The Roman Empire is long gone, and the last century has seen the collapse of many empires and the rise both of globalization and of tribalism and sectarianism.  Ancient divisions, once suppressed by military might, whether that of the Soviet Union, Yugoslavia under Tito, Saddam Hussein or European colonial powers, are now welling up around the globe even as an increasingly integrated world economy is forcing often painful adjustments and economic dislocations by people who are not neighbors but may see themselves as “losers” or “winners” based on forces far beyond their control.

In such a time as ours, the need for both peace and justice is compelling.  The need for unity amid diversity is compelling.  The need for common purpose and mutual respect among different cultures, nations and ideological perspectives is compelling.

In this time of both great stress and great opportunity, I believe God has a special mission for this community of Christians called the Anglican Communion, for which we pray each week.

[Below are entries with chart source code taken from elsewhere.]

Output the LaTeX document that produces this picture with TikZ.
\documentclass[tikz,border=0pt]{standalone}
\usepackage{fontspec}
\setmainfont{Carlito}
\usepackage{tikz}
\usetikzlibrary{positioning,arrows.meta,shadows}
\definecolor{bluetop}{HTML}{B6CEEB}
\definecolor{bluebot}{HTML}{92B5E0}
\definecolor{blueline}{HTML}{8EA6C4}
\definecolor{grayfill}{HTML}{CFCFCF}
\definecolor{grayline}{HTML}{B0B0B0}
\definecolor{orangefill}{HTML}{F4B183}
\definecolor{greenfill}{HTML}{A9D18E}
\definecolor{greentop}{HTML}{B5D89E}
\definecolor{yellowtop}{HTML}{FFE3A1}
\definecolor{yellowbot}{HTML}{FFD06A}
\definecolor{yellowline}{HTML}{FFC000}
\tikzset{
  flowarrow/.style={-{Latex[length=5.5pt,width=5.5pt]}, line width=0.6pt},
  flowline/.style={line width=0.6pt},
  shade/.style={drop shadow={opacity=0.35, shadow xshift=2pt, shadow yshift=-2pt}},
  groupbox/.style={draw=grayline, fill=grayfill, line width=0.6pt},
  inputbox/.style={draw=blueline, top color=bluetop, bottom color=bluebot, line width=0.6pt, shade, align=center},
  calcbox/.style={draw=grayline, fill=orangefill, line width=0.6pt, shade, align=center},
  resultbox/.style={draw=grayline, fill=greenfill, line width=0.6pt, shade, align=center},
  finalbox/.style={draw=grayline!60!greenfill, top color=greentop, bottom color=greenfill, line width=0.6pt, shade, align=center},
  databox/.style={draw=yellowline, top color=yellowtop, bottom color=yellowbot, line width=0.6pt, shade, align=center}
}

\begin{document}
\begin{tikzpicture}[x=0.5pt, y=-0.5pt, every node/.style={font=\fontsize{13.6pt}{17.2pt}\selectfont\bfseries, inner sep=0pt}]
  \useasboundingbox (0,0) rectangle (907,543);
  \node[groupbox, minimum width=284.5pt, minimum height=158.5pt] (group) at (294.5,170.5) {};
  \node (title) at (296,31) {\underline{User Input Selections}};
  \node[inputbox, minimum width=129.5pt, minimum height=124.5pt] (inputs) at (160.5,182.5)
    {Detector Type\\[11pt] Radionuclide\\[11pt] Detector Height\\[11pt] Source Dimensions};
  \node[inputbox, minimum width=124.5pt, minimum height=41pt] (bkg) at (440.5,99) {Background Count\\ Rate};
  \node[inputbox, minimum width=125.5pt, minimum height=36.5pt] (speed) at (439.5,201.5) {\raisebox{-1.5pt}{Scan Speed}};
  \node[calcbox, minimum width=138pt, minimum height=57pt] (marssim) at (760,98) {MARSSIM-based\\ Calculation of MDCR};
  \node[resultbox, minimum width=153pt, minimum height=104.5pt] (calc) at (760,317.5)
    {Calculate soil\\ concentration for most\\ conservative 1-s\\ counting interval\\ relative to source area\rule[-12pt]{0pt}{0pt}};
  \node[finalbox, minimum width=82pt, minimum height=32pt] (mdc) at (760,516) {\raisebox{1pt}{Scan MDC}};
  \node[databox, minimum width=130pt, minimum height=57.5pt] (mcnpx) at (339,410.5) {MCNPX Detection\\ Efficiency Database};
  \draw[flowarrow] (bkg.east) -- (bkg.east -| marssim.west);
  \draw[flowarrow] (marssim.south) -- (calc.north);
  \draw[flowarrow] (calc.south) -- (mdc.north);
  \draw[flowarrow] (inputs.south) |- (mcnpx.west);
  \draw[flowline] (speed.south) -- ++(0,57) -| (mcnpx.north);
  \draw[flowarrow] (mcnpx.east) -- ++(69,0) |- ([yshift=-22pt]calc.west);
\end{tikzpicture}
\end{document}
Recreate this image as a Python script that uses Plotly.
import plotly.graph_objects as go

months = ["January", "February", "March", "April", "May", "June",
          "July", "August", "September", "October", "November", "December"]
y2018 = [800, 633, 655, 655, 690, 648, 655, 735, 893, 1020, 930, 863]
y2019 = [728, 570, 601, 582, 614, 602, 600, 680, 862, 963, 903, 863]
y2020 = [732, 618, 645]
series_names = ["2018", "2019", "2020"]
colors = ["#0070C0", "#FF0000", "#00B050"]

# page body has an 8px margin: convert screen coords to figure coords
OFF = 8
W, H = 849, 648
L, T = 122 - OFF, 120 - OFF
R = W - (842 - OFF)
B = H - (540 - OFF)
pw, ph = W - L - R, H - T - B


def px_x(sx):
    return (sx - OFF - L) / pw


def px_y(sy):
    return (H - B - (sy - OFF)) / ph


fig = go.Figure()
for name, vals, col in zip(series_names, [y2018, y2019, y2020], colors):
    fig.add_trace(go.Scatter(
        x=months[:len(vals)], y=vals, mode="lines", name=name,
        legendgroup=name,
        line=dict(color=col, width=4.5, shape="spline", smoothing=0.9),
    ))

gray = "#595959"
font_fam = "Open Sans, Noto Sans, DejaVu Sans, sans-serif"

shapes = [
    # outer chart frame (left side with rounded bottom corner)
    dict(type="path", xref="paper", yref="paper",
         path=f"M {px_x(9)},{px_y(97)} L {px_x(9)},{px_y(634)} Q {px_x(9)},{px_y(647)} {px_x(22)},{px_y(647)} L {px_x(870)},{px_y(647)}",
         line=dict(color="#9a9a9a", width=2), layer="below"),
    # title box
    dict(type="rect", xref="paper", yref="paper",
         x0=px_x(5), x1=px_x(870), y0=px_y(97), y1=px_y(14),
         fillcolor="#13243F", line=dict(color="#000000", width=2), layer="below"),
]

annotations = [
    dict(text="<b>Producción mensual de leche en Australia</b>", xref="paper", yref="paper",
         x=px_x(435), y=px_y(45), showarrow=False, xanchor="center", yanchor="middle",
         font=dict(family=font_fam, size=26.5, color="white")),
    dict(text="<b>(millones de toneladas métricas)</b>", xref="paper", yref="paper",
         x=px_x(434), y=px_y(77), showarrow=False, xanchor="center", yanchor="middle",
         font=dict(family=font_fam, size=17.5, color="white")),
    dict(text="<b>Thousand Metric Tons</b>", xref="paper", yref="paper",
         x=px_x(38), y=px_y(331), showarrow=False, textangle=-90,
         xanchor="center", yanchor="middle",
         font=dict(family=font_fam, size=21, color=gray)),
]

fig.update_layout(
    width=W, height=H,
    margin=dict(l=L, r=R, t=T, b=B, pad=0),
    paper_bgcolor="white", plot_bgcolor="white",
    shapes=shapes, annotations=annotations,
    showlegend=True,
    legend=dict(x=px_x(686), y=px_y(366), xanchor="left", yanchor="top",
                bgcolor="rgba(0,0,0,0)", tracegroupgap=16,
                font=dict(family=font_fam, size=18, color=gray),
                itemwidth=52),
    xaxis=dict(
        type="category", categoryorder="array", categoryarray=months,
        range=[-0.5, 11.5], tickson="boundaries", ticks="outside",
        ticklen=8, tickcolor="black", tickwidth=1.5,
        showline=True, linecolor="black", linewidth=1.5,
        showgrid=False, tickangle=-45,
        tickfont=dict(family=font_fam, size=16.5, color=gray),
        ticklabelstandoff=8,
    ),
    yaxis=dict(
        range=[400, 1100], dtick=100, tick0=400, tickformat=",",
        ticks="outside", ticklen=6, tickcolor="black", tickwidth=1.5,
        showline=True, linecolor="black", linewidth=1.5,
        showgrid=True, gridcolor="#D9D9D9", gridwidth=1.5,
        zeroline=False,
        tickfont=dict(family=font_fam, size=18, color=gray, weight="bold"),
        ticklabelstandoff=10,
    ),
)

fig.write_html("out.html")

Let me quote from this brochure:  “There are over 70 million members of the Anglican family in 38 self-governing Member Churches or Provinces in more than 160 countries…Anglican/Episcopal Churches uphold and proclaim the Catholic and Apostolic faith, based on the Scriptures, interpreted in the light of tradition, scholarship and reason.”

Native-born Americans like me are used to thinking of America as the most prominent, if not dominant, members of any group of which it is a member.  It is important for us to know that only about 3% of Anglicans world-wide are members of the Episcopal Church – about 2.4 million out of over 70 million – and 122,000 of the members of the Episcopal Church do not live in the 50 states and the District of Columbia, but in Haiti, Honduras, the Virgin Islands, Puerto Rico, Dominica, Europe, Ecuador, Colombia and Venezuela.

On paper, England has more Anglicans – 26 million – than any other country, but honestly, a lot of them don’t actually show up in church very much.  Nigeria has 17.5 million Anglicans and Uganda has 8 million; Australia is fourth with just under 4 million, followed by Kenya with 2.5 million.  Right behind the U.S. in the number of Anglicans come the Sudan, the Province of Southern Africa and the Church of South India.  To put it another way, there are about as many Episcopalians in The Diocese of New Jersey (from Elizabeth to Cape May) as there are in Sri Lanka or Myanmar – about 50,000.

The time has long passed that the Anglican Communion could be derided as “the spiritual embodiment of the British Empire.”  As colonialism has gone into retreat, evangelism has advanced, and Anglican Churches have grown most and fastest in post-colonial situations in Africa, where strong, varied, indigenous voices of Anglicans are prominent.  “Retired” Archbishop of South Africa, Desmond Tutu, is the most famous, but far from the only such voice.

We have Anglican voices from around the world in our liturgy this morning, which is drawn from Anglican Prayer Books from Kenya, the West Indies, Ghana, England, New Zealand, Australia, South Africa, the U.S.A. and Guyana.  We learn the distinct voices from the varied contexts and cultures which shape people’s spiritualities, and we also learn how much we have in common in Christ.  We learn to have respect for varied voices, to commit ourselves to truly listening to each other and to others, and to find common purposes as we serve God around the world and right here as part of this wonderfully diverse Episcopal/Anglican parish church of people who were born in 27 different nations.

We are all one in Christ Jesus our Lord.  May we, like Elisha, reach out with the news of God’s healing love to unexpected people in unexpected ways.  May we, like the Israelite slave girl and the healed leper, speak boldly of God’s wondrous love.  May we be a force for justice, peace and joy in a world which needs all three so much, to the glory of God.